The junior season, however, wasn’t without some disappointment. During the district track meet at North Bend, Christensen had a false start in the 100 meters and was disqualified.

“I couldn’t believe it,” he said. “I got out of my blocks and the (starter) told me I was done. I walked off and nothing but tears started flowing. I went back to camp, laid down and kept crying and crying.”

Logan View coach Joe Foust intervened and put the incident in perspective.

“Coach gave me a hug and told me that I was just battling adversity and that things will happen,” Christensen said. “I didn’t realize it because what had happened, but I had another race. I went to the 200 finals with tears still in my eyes and I got in the blocks.”

Christensen ran the race and qualified for the state meet. He finished third in the Class C 200 meters at Omaha Burke later that month.

While he was pleased to earn a state medal, he didn’t forget about the district heartbreak in the 100.

“I actually think that really made me drive myself more during my senior year to pursue my goal,” Christensen said. “I really wanted to get redemption. This year I went undefeated in the regular season, was the East Husker champ, district champ and then went to state. It was a very successful year.”

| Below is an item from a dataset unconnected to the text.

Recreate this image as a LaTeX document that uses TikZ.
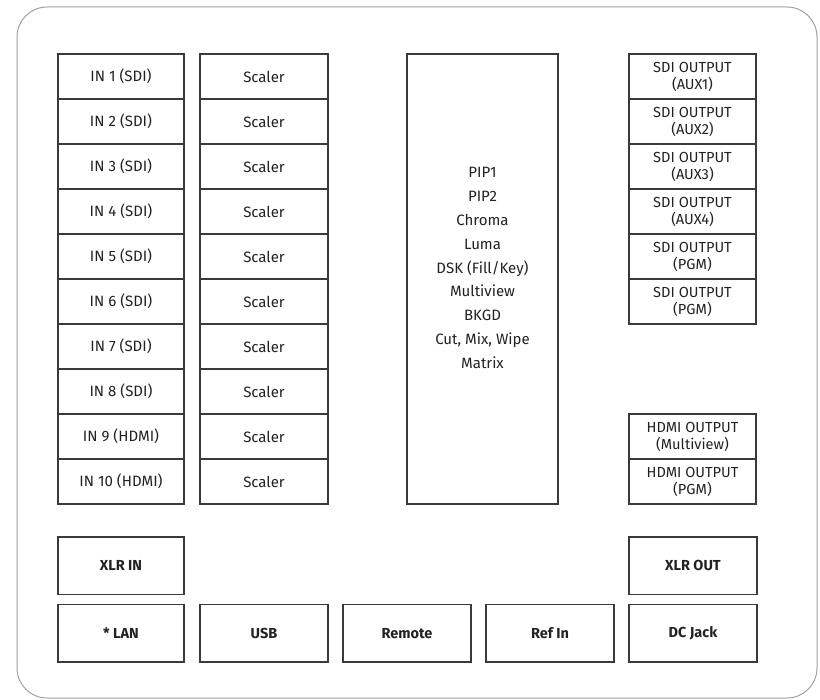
\documentclass[tikz,border=0pt]{standalone}
\usepackage{fontspec}
\setmainfont{Fira Sans}
\usetikzlibrary{positioning}
\definecolor{boxline}{HTML}{3A3A3A}
\definecolor{frameline}{HTML}{A0A0A0}
\definecolor{labeltext}{HTML}{222222}

\begin{document}
\begin{tikzpicture}[x=1pt,y=-1pt,
  port/.style={draw=boxline, line width=1.2pt, inner sep=0pt, outer sep=0pt,
    minimum width=128pt, minimum height=45pt, text=labeltext, align=center,
    font=\fontsize{15}{17}\selectfont},
  twoline/.style={port, minimum width=127pt, font=\fontsize{14.6}{17}\selectfont},
  jack/.style={port, minimum height=57.5pt, font=\fontsize{14.5}{17}\selectfont\bfseries}]

\useasboundingbox (0,0) rectangle (820,700);
% outer housing
\draw[frameline, line width=1pt, rounded corners=30pt] (17,7) rectangle (817,698);

% define the input column
  \node[port, minimum width=126pt, anchor=north west] (in1) at (58,54) {IN 1 (SDI)};
  \node[port, minimum width=126pt] (in2) [below=0pt of in1] {IN 2 (SDI)};
  \node[port, minimum width=126pt] (in3) [below=0pt of in2] {IN 3 (SDI)};
  \node[port, minimum width=126pt] (in4) [below=0pt of in3] {IN 4 (SDI)};
  \node[port, minimum width=126pt] (in5) [below=0pt of in4] {IN 5 (SDI)};
  \node[port, minimum width=126pt] (in6) [below=0pt of in5] {IN 6 (SDI)};
  \node[port, minimum width=126pt] (in7) [below=0pt of in6] {IN 7 (SDI)};
  \node[port, minimum width=126pt] (in8) [below=0pt of in7] {IN 8 (SDI)};
  \node[port, minimum width=126pt] (in9) [below=0pt of in8] {IN 9 (HDMI)};
  \node[port, minimum width=126pt] (in10) [below=0pt of in9] {IN 10 (HDMI)};

% define the scaler column
  \foreach \i in {1,...,10}
    \node[port] (sc\i) [right=16pt of in\i] {Scaler};

% the processing block
  \node[port, minimum width=151pt, minimum height=450pt, anchor=north west] (core) at (407,54) {};
  \node[text=labeltext, align=center, font=\fontsize{15}{23.8}\selectfont] (corelist)
    at ([yshift=11pt]core.center)
    {PIP1\\PIP2\\Chroma\\Luma\\DSK (Fill/Key)\\Multiview\\BKGD\\Cut, Mix, Wipe\\Matrix};

% define the output column
  \node[twoline, anchor=north west] (sdi1) at (629,54) {SDI OUTPUT\\(AUX1)};
  \node[twoline] (sdi2) [below=0pt of sdi1] {SDI OUTPUT\\(AUX2)};
  \node[twoline] (sdi3) [below=0pt of sdi2] {SDI OUTPUT\\(AUX3)};
  \node[twoline] (sdi4) [below=0pt of sdi3] {SDI OUTPUT\\(AUX4)};
  \node[twoline] (sdi5) [below=0pt of sdi4] {SDI OUTPUT\\(PGM)};
  \node[twoline] (sdi6) [below=0pt of sdi5] {SDI OUTPUT\\(PGM)};

  \node[twoline, anchor=north west] (hdmi1) at (629,414) {HDMI OUTPUT\\(Multiview)};
  \node[twoline] (hdmi2) [below=0pt of hdmi1] {HDMI OUTPUT\\(PGM)};

% define the jacks along the bottom
  \node[jack, minimum width=126pt, anchor=north west] (xlrin) at (58,537) {XLR IN};
  \node[jack, minimum width=126pt] (lan) [below=10pt of xlrin] {* LAN};
  \node[jack] (usb) [right=16pt of lan] {USB};
  \node[jack] (remote) [right=15pt of usb] {Remote};
  \node[jack] (refin) [right=15pt of remote] {Ref In};
  \node[jack] (dcjack) [right=15pt of refin] {DC Jack};
  \node[jack] (xlrout) [above=10pt of dcjack] {XLR OUT};

\end{tikzpicture}
\end{document}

Christensen knew, though, that he was the sprinter everyone was looking to beat at each meet he attended.

“I got in my head that if I lost, people would be disappointed,” he said. “I told coach that and he said, ‘Max, if you don’t win, you have to understand that people will still love you.’ I took that to heart and I applied that to myself as a senior. I learned to deal with it.”

Christensen capped his prep career last month at Burke. He finished fourth in the Class C 100 meters in 11.1 and was the runner-up in the 200 in 22.1. Both races were won by Dylan Kautz of Norfolk Catholic.

“I think we were first and second by about 10 meters on everyone,” Christensen said about the 200. “I was pretty happy about that.”

Now the son of Kevin and Wendy Christensen will turn his attention to the Huskers.

“I just want to earn a spot on the team, represent the school well and don’t let anybody down,” Christensen said. “I just want to go out and do the very best that I can.”